REQUEST
Exactly and only the lines from the first entry through the line with "import * as d3" should be copied, both ends included, with no pictures.

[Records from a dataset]
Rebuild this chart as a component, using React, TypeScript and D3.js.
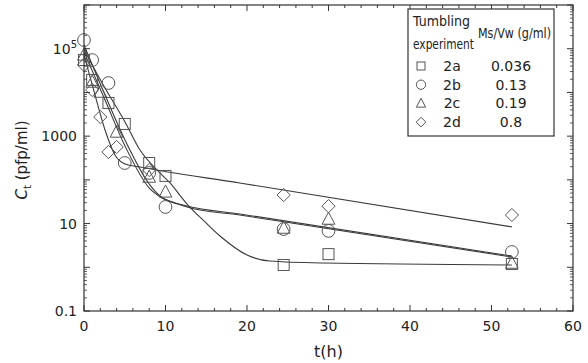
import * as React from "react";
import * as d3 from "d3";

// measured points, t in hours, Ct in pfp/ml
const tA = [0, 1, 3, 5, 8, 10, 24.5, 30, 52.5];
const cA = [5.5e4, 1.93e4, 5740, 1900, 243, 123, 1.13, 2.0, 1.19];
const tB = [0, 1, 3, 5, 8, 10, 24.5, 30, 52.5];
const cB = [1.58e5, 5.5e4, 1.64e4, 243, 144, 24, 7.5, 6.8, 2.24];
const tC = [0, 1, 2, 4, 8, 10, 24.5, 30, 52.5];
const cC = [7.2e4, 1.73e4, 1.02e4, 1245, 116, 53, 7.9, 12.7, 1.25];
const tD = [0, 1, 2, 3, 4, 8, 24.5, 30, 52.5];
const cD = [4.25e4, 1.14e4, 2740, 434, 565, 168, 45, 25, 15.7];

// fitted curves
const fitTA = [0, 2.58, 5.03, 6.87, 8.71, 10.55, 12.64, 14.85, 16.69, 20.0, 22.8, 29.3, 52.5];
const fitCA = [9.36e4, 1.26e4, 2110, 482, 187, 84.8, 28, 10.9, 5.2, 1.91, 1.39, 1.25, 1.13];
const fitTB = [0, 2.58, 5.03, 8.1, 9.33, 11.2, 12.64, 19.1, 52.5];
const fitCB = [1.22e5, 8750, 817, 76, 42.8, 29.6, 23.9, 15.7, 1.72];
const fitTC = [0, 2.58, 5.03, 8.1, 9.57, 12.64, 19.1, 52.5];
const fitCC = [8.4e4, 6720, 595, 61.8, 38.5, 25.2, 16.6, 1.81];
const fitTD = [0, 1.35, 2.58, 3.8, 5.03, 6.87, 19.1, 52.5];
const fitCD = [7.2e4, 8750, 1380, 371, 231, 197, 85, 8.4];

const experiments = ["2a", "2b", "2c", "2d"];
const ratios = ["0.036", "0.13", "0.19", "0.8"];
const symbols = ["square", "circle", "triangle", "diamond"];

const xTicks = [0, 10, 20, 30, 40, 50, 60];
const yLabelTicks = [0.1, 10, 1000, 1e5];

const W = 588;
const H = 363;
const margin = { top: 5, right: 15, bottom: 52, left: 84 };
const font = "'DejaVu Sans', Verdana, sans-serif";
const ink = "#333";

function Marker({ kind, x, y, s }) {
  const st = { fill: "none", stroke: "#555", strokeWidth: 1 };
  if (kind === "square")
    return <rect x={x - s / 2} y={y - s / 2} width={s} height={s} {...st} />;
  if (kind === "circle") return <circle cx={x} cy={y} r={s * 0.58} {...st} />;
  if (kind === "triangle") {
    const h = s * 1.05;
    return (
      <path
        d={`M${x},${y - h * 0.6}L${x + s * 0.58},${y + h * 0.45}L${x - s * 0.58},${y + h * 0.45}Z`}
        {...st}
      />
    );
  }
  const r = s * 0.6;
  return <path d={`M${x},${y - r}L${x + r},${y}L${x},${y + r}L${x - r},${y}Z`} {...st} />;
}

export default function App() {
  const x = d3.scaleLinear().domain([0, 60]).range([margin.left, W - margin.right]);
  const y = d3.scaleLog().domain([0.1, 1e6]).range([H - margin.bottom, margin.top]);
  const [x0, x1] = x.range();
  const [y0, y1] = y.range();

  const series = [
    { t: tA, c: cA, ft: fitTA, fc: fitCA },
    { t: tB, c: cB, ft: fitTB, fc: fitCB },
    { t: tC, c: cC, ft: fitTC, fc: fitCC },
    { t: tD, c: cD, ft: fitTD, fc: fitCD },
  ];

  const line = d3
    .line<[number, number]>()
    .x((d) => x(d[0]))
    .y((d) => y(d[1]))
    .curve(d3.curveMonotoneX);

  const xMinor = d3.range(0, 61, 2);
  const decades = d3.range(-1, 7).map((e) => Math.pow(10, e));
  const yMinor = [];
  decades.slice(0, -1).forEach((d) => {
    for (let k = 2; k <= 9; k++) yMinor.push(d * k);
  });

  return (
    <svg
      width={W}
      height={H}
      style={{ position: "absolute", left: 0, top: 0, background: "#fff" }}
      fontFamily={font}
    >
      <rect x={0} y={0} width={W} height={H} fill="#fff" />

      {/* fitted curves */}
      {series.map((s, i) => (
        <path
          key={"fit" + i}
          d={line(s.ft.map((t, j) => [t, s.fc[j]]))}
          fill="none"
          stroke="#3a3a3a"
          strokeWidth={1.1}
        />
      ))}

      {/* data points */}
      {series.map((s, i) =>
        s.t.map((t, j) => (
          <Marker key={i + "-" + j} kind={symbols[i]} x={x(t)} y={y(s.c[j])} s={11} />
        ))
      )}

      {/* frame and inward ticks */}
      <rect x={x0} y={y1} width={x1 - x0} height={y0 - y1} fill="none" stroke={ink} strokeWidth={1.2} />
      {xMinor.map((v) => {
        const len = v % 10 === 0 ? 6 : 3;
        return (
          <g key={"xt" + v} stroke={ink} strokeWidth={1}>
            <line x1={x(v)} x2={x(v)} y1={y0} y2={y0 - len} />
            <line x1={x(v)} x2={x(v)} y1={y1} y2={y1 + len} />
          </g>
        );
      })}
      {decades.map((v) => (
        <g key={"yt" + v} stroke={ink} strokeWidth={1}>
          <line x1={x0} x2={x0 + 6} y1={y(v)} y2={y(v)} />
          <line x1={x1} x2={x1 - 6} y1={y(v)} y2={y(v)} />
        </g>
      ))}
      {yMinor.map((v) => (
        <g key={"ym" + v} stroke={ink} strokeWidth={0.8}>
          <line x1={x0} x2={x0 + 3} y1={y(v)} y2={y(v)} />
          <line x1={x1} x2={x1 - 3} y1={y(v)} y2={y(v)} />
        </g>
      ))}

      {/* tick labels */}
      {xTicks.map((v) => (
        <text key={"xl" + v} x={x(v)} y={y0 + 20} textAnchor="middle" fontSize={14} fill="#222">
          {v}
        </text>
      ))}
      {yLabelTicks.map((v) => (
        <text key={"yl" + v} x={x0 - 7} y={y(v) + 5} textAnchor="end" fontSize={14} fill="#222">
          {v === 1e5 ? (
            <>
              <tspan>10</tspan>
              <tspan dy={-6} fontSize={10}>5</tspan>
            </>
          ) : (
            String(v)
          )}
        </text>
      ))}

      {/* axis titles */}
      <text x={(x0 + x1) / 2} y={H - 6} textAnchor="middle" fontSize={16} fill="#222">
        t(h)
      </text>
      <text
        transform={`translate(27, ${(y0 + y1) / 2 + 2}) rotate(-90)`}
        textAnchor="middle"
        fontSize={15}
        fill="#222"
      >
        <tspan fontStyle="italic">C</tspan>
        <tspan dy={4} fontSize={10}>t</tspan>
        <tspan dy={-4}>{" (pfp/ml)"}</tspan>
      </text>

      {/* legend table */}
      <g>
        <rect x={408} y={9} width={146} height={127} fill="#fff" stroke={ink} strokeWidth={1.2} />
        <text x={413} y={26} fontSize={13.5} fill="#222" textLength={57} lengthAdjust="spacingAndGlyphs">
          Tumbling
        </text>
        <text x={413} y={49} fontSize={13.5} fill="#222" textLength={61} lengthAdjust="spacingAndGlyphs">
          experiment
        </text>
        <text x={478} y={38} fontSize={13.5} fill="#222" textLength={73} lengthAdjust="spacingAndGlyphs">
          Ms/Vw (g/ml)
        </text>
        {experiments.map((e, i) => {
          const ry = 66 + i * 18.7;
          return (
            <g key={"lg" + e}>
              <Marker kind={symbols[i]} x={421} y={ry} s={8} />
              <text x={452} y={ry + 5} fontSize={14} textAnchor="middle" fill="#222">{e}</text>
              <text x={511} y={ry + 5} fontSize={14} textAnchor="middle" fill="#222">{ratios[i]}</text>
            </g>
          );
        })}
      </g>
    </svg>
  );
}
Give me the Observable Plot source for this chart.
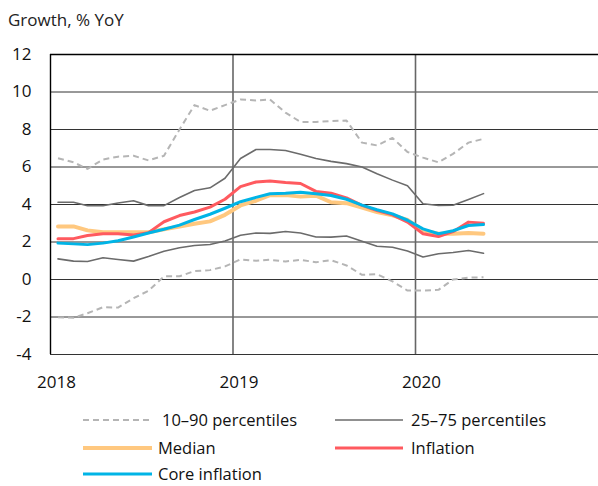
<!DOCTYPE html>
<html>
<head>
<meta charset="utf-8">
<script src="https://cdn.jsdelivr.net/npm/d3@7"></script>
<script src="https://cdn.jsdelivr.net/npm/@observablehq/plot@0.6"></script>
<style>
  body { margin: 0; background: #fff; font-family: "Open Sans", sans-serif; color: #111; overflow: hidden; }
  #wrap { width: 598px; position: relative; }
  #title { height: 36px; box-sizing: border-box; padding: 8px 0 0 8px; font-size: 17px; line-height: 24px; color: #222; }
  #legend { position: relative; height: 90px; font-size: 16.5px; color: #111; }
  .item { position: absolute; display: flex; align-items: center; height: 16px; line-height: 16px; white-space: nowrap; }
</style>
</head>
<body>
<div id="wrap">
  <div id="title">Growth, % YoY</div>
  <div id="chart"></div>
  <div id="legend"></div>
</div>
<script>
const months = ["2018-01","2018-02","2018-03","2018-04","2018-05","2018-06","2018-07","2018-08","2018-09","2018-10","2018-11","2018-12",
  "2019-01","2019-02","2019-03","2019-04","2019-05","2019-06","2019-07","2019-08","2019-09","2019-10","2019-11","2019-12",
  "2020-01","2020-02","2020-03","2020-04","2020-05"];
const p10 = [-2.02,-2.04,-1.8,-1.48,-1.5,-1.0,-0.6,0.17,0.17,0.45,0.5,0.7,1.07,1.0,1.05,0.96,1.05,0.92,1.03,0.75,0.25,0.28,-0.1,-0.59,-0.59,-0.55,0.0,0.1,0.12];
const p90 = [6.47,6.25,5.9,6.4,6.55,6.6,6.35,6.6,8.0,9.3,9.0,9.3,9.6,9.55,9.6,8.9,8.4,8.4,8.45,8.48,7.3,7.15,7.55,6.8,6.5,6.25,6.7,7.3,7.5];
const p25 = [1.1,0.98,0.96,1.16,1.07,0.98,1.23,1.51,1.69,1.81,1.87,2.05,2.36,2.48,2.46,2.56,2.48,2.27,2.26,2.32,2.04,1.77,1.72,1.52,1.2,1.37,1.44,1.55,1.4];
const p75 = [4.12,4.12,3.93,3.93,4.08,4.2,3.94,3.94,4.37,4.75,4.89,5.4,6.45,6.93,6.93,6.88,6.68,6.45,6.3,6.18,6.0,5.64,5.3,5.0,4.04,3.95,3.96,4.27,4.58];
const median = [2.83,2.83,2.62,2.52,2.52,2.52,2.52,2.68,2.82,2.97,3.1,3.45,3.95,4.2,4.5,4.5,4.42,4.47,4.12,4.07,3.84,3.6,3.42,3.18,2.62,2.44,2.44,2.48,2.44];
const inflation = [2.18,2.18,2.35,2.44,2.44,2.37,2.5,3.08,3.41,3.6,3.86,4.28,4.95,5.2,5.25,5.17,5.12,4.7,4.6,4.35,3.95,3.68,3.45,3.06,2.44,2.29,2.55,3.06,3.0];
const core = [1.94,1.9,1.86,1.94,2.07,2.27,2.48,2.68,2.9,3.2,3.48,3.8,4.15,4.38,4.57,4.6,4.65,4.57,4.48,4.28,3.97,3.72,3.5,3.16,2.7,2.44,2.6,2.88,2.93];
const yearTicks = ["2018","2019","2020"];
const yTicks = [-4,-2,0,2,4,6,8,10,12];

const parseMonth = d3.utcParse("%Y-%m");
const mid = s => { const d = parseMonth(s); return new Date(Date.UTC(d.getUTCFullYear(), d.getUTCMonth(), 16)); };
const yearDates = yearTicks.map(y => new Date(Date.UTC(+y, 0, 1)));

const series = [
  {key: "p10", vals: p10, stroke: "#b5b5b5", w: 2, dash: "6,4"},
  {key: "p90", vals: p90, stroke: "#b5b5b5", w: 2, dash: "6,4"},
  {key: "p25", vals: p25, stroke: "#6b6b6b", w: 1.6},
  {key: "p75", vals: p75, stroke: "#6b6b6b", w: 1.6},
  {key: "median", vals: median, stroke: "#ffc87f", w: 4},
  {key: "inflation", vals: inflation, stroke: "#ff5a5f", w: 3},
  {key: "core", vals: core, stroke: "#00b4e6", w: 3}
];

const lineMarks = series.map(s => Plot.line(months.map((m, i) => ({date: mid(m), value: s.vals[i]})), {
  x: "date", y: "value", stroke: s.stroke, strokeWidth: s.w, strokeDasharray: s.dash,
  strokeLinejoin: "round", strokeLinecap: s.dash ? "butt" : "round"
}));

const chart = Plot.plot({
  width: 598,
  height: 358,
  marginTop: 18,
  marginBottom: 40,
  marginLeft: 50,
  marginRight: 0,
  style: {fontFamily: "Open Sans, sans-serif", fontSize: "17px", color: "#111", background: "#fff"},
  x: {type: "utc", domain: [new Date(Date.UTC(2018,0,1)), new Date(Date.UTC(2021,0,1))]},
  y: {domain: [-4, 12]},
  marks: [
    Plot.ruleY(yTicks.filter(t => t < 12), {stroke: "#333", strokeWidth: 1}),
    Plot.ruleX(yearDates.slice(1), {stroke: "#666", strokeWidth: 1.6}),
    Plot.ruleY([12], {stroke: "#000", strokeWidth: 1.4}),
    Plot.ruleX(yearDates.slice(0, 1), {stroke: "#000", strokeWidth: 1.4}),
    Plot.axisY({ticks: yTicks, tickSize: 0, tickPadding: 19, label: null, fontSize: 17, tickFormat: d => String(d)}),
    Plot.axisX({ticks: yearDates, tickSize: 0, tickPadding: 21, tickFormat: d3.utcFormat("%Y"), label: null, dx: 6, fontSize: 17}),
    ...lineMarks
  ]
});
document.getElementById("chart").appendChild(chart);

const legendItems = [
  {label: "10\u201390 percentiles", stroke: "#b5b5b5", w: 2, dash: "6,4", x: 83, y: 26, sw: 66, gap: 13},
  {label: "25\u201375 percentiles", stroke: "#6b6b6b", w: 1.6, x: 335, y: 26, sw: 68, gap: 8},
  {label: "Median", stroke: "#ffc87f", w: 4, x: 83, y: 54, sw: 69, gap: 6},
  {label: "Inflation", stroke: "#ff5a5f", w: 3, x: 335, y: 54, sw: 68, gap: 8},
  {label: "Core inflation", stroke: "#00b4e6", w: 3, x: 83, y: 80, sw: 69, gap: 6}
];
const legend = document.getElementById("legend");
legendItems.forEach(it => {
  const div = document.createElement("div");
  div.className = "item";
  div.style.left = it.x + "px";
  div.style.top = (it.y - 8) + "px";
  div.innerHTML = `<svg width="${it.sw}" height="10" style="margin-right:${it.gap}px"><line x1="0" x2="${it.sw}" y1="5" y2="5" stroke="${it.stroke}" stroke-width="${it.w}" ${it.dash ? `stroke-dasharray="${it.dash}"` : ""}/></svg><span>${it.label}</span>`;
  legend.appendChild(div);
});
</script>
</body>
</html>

EXPECTED ANSWER
Rebuild this chart as a component, using React, TypeScript and D3.js.
import * as React from "react";
import * as d3 from "d3";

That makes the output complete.